When a CEO constantly bemoans the fact that his/her stock price is wildly undervalued by Wall Street – why don’t they just jack up the dividend, and/or buy back stock hand over fist?
Intel’s Paul Otellini is constantly scratching his head about the lack of air under INTC’s price action – and he’s not alone by any means amongst corporate CEOs, but I’m going to single him out for this example.
Intel had been sitting on a nice pile of cash, while paying a very respectable 3.3% dividend. Yet INTC has traded in the same range for much of the last decade – granted it was wildly overvalued when we started the decade, but the lack of stock appreciation has nonetheless been frustrating for Intel execs and employees alike.
INTC: Going nowhere, fast. (Source: Yahoo Finance)

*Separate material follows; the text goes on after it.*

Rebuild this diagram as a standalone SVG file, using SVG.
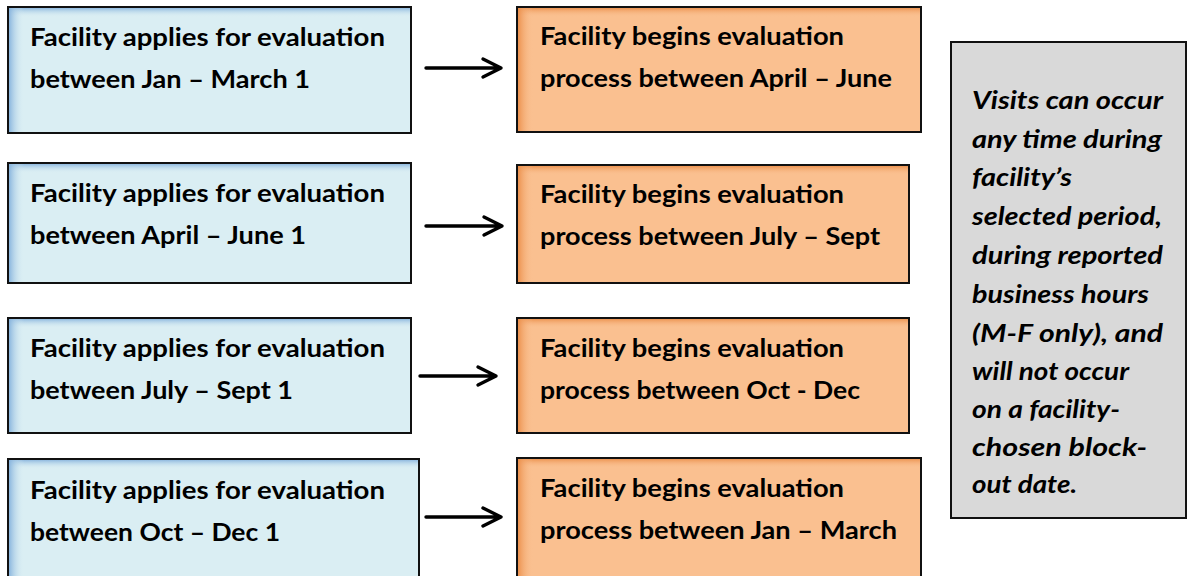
<svg xmlns="http://www.w3.org/2000/svg" width="1188" height="576" viewBox="0 0 1188 576">
  <defs>
    <!-- soft inner shading along the top and left edges of the boxes -->
    <linearGradient id="blueTop" x1="0" y1="0" x2="0" y2="1">
      <stop offset="0" stop-color="#7FAEDB" stop-opacity="1"/>
      <stop offset="1" stop-color="#DAEEF3" stop-opacity="0"/>
    </linearGradient>
    <linearGradient id="blueLeft" x1="0" y1="0" x2="1" y2="0">
      <stop offset="0" stop-color="#7FAEDB" stop-opacity="1"/>
      <stop offset="1" stop-color="#DAEEF3" stop-opacity="0"/>
    </linearGradient>
    <linearGradient id="orangeTop" x1="0" y1="0" x2="0" y2="1">
      <stop offset="0" stop-color="#EA8B45" stop-opacity="1"/>
      <stop offset="1" stop-color="#FAC090" stop-opacity="0"/>
    </linearGradient>
    <linearGradient id="orangeLeft" x1="0" y1="0" x2="1" y2="0">
      <stop offset="0" stop-color="#EA8B45" stop-opacity="1"/>
      <stop offset="1" stop-color="#FAC090" stop-opacity="0"/>
    </linearGradient>
  </defs>
  <style>
    .blue { fill: #DAEEF3; }
    .orange { fill: #FAC090; }
    .grey { fill: #D9D9D9; }
    .edge { fill: none; stroke: #111; stroke-width: 2; }
    .lbl { font-family: Lato, "Liberation Sans", sans-serif; font-weight: bold; font-size: 24px; fill: #000; }
    .note { font-family: Lato, "Liberation Sans", sans-serif; font-weight: bold; font-style: italic; font-size: 25px; fill: #000; }
    .conn { stroke: #000; stroke-width: 3.4; fill: none; stroke-linecap: round; stroke-linejoin: round; }
  </style>

  <rect width="1188" height="576" fill="#FFFFFF"/>

  <!-- application windows -->
  <g id="apply-jan">
    <rect class="blue" x="8" y="7" width="403" height="126"/>
    <rect fill="url(#blueTop)" x="8" y="7" width="403" height="10"/>
    <rect fill="url(#blueLeft)" x="8" y="7" width="16" height="126"/>
    <rect class="edge" x="8" y="7" width="403" height="126"/>
    <text class="lbl" x="30" y="46" textLength="355" lengthAdjust="spacingAndGlyphs">Facility applies for evaluation</text>
    <text class="lbl" x="30" y="88" textLength="280" lengthAdjust="spacingAndGlyphs">between Jan – March 1</text>
  </g>
  <g id="apply-april">
    <rect class="blue" x="8" y="163" width="403" height="120"/>
    <rect fill="url(#blueTop)" x="8" y="163" width="403" height="10"/>
    <rect fill="url(#blueLeft)" x="8" y="163" width="16" height="120"/>
    <rect class="edge" x="8" y="163" width="403" height="120"/>
    <text class="lbl" x="30" y="202" textLength="355" lengthAdjust="spacingAndGlyphs">Facility applies for evaluation</text>
    <text class="lbl" x="30" y="244" textLength="276" lengthAdjust="spacingAndGlyphs">between April – June 1</text>
  </g>
  <g id="apply-july">
    <rect class="blue" x="8" y="318" width="403" height="115"/>
    <rect fill="url(#blueTop)" x="8" y="318" width="403" height="10"/>
    <rect fill="url(#blueLeft)" x="8" y="318" width="16" height="115"/>
    <rect class="edge" x="8" y="318" width="403" height="115"/>
    <text class="lbl" x="30" y="357" textLength="355" lengthAdjust="spacingAndGlyphs">Facility applies for evaluation</text>
    <text class="lbl" x="30" y="399" textLength="263" lengthAdjust="spacingAndGlyphs">between July – Sept 1</text>
  </g>
  <g id="apply-oct">
    <rect class="blue" x="8" y="459" width="411" height="125"/>
    <rect fill="url(#blueTop)" x="8" y="459" width="411" height="10"/>
    <rect fill="url(#blueLeft)" x="8" y="459" width="16" height="125"/>
    <rect class="edge" x="8" y="459" width="411" height="125"/>
    <text class="lbl" x="30" y="499" textLength="355" lengthAdjust="spacingAndGlyphs">Facility applies for evaluation</text>
    <text class="lbl" x="30" y="541" textLength="250" lengthAdjust="spacingAndGlyphs">between Oct – Dec 1</text>
  </g>

  <!-- evaluation periods -->
  <g id="begin-april">
    <rect class="orange" x="517" y="7" width="404" height="125"/>
    <rect fill="url(#orangeTop)" x="517" y="7" width="404" height="10"/>
    <rect fill="url(#orangeLeft)" x="517" y="7" width="16" height="125"/>
    <rect class="edge" x="517" y="7" width="404" height="125"/>
    <text class="lbl" x="540" y="45" textLength="304" lengthAdjust="spacingAndGlyphs">Facility begins evaluation</text>
    <text class="lbl" x="540" y="87" textLength="352" lengthAdjust="spacingAndGlyphs">process between April – June</text>
  </g>
  <g id="begin-july">
    <rect class="orange" x="517" y="165" width="392" height="118"/>
    <rect fill="url(#orangeTop)" x="517" y="165" width="392" height="10"/>
    <rect fill="url(#orangeLeft)" x="517" y="165" width="16" height="118"/>
    <rect class="edge" x="517" y="165" width="392" height="118"/>
    <text class="lbl" x="540" y="203" textLength="304" lengthAdjust="spacingAndGlyphs">Facility begins evaluation</text>
    <text class="lbl" x="540" y="245" textLength="340" lengthAdjust="spacingAndGlyphs">process between July – Sept</text>
  </g>
  <g id="begin-oct">
    <rect class="orange" x="517" y="318" width="392" height="115"/>
    <rect fill="url(#orangeTop)" x="517" y="318" width="392" height="10"/>
    <rect fill="url(#orangeLeft)" x="517" y="318" width="16" height="115"/>
    <rect class="edge" x="517" y="318" width="392" height="115"/>
    <text class="lbl" x="540" y="357" textLength="304" lengthAdjust="spacingAndGlyphs">Facility begins evaluation</text>
    <text class="lbl" x="540" y="399" textLength="320" lengthAdjust="spacingAndGlyphs">process between Oct - Dec</text>
  </g>
  <g id="begin-jan">
    <rect class="orange" x="517" y="458" width="404" height="126"/>
    <rect fill="url(#orangeTop)" x="517" y="458" width="404" height="10"/>
    <rect fill="url(#orangeLeft)" x="517" y="458" width="16" height="126"/>
    <rect class="edge" x="517" y="458" width="404" height="126"/>
    <text class="lbl" x="540" y="497" textLength="304" lengthAdjust="spacingAndGlyphs">Facility begins evaluation</text>
    <text class="lbl" x="540" y="539" textLength="357" lengthAdjust="spacingAndGlyphs">process between Jan – March</text>
  </g>

  <!-- visit note -->
  <g id="visit-note">
    <rect class="grey" x="951" y="42" width="235" height="476"/>
    <rect class="edge" x="951" y="42" width="235" height="476"/>
    <text class="note" x="972" y="109" textLength="191" lengthAdjust="spacingAndGlyphs">Visits can occur</text>
    <text class="note" x="972" y="148" textLength="190" lengthAdjust="spacingAndGlyphs">any time during</text>
    <text class="note" x="972" y="186" textLength="100" lengthAdjust="spacingAndGlyphs">facility’s</text>
    <text class="note" x="972" y="225" textLength="190" lengthAdjust="spacingAndGlyphs">selected period,</text>
    <text class="note" x="972" y="264" textLength="191" lengthAdjust="spacingAndGlyphs">during reported</text>
    <text class="note" x="972" y="303" textLength="177" lengthAdjust="spacingAndGlyphs">business hours</text>
    <text class="note" x="972" y="342" textLength="191" lengthAdjust="spacingAndGlyphs">(M-F only), and</text>
    <text class="note" x="972" y="380" textLength="157" lengthAdjust="spacingAndGlyphs">will not occur</text>
    <text class="note" x="972" y="418" textLength="148" lengthAdjust="spacingAndGlyphs">on a facility-</text>
    <text class="note" x="972" y="456" textLength="175" lengthAdjust="spacingAndGlyphs">chosen block-</text>
    <text class="note" x="972" y="493" textLength="105" lengthAdjust="spacingAndGlyphs">out date.</text>
  </g>

  <!-- connectors -->
  <g id="connectors">
    <path class="conn" d="M426 68 H501 M483 59 L501 68 L483 77"/>
    <path class="conn" d="M426 226 H502 M484 217 L502 226 L484 235"/>
    <path class="conn" d="M420 376 H496 M478 367 L496 376 L478 385"/>
    <path class="conn" d="M426 517 H501 M483 508 L501 517 L483 526"/>
  </g>
</svg>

So if you want to get investors’ attention – why not boost that dividend a healthy amount? Or buy back your wildly undervalued stock hand over fist?
Time will tell if Intel’s recent “M&A binge” will deliver an acceptable ROI to shareholders. The odds are against it, as Intel’s M&A track record is not an envious one – which is similar to the fate of most corporate mergers…they are usually net losers.
Personally I don’t understand why companies would complain about a low share price while sitting on a large hoard of cash. Isn’t that a golden opportunity to pick up an undervalued investment that will benefit both your company and its shareholders?
I can only think of 2 reasons:
- You do not actually think your stock is THAT undervalued, or
- You’re not making the big bucks to buy back stock, so you feel pressure to reach for “growth opportunities”
As the old saying goes, “A Man’s Got to Know His Limitations”. Perhaps a CEO’s got to know his company’s limitations as well.
But let me give Otellini his appropriate “props” for his recent remarks that Washington doesn’t have a clue how to create jobs!